Again, I think we can agree that at 20 months she does not need to be eating in the night; not even once. It is better to just go cold turkey with the night feeds. It may not feel like it initially, but it is way less confusing if every wake up is just met in the exact same way. Then it is very clear to the child, and there are no surprises or waiting for anything. Every wake up should be the same, until morning. I would not consider morning anything before 6:00 a.m. and when she is up, then say good morning and that you are happy to see her and you take her out of the room for her first feed.
I would even try delaying that, by giving her a breakfast first. Sometimes, a toddler will wake up extra early, just really waiting and expecting that morning nurse. So by delaying it a little, you can encourage her to sleep a little later into the morning and really break that whole association that she has between eating and sleeping.

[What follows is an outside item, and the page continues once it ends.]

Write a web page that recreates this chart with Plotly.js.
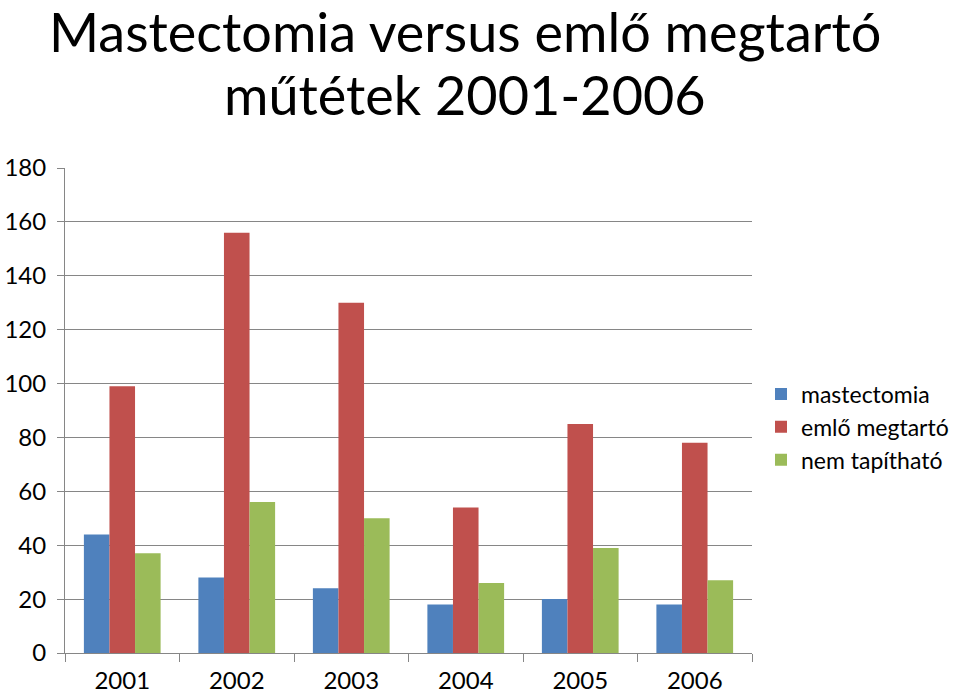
<!DOCTYPE html>
<html><head><meta charset="utf-8">
<script src="https://cdn.plot.ly/plotly-3.0.1.min.js"></script>
<style>html,body{margin:0;padding:0;background:#fff}#chart{width:960px;height:696px}</style>
</head><body><div id="chart"></div>
<script>
const years = ['2001','2002','2003','2004','2005','2006'];
const mastectomia = [44, 28, 24, 18, 20, 18];
const emloMegtarto = [99, 156, 130, 54, 85, 78];
const nemTapithato = [37, 56, 50, 26, 39, 27];
const seriesNames = ['mastectomia', 'emlő megtartó', 'nem tapítható'];
const colors = ['#4F81BD', '#C0504D', '#9BBB59'];
const yTicks = [0,20,40,60,80,100,120,140,160,180];
const titleLines = ['Mastectomia versus emlő megtartó', 'műtétek 2001-2006'];

const font = "Lato, 'Open Sans', 'DejaVu Sans', sans-serif";
const data = [mastectomia, emloMegtarto, nemTapithato].map((v,i)=>({
  type:'bar', x: years, y: v, name: seriesNames[i], marker:{color: colors[i]}
}));
const layout = {
  width:960, height:696,
  margin:{l:65, r:208, t:168, b:43},
  paper_bgcolor:'#fff', plot_bgcolor:'#fff',
  barmode:'group', bargap:0.33, bargroupgap:0,
  font:{family:font, color:'#000'},
  annotations: titleLines.map((t,i)=>({
    text:t, xref:'paper', yref:'paper', x:0.582, xanchor:'center',
    y:1 + (168 - (i===0 ? 31 : 94))/485, yanchor:'middle', showarrow:false,
    font:{family:font, size:54, color:'#000'}
  })),
  xaxis:{type:'category', showline:true, linecolor:'#868686', linewidth:1, ticks:'outside', tickson:'boundaries',
    ticklen:8, tickcolor:'#868686', tickfont:{size:24, color:'#000'}, showgrid:false, ticklabelstandoff:6},
  yaxis:{range:[0,180], tickvals:yTicks, showline:true, linecolor:'#868686', linewidth:1, ticks:'outside', ticklen:7,
    tickcolor:'#868686', gridcolor:'#868686', gridwidth:1, tickfont:{size:24, color:'#000'}, zeroline:false, ticklabelstandoff:6},
  legend:{xref:'container', yref:'container', x:761/960, xanchor:'left', y:(696-427)/696, yanchor:'middle',
    font:{size:23, color:'#000'}, tracegroupgap:0, itemwidth:30}
};
Plotly.newPlot('chart', data, layout, {displayModeBar:false});
</script></body></html>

It is a tough job for me to tell already tired and exhausted people, to now be even more tired and exhausted. I realize that and it requires people to dig really deep into what they have got left. I do hear though, that as long as a person knows that there is light at the end of the tunnel, it is easier to get through. Right now, you are just slugging along; every night is the same and you are sort of in this endless tunnel. It is depressing and it is hard to maintain. But if you make some steps you can know that in a week, it is going to be a lot better. You can dig really deep for a week, I’m sure.
That often gives people the motivation they need to stick with this and keep going. And also, remember to celebrate your progress! You might think that in a couple of nights, it is not yet where you want it to be, but it will definitely be better and then you can really celebrate! “Wow, look at how far she has come already in just a couple of days!” and again, that gives tired people the motivation to keep going.
I feel for you and I really encourage you to get started on this so that you are happier and your daughter is happier and more rested. Then you can start making these necessary steps to get your relationship back on track.
Thanks a lot for your question and sleep well.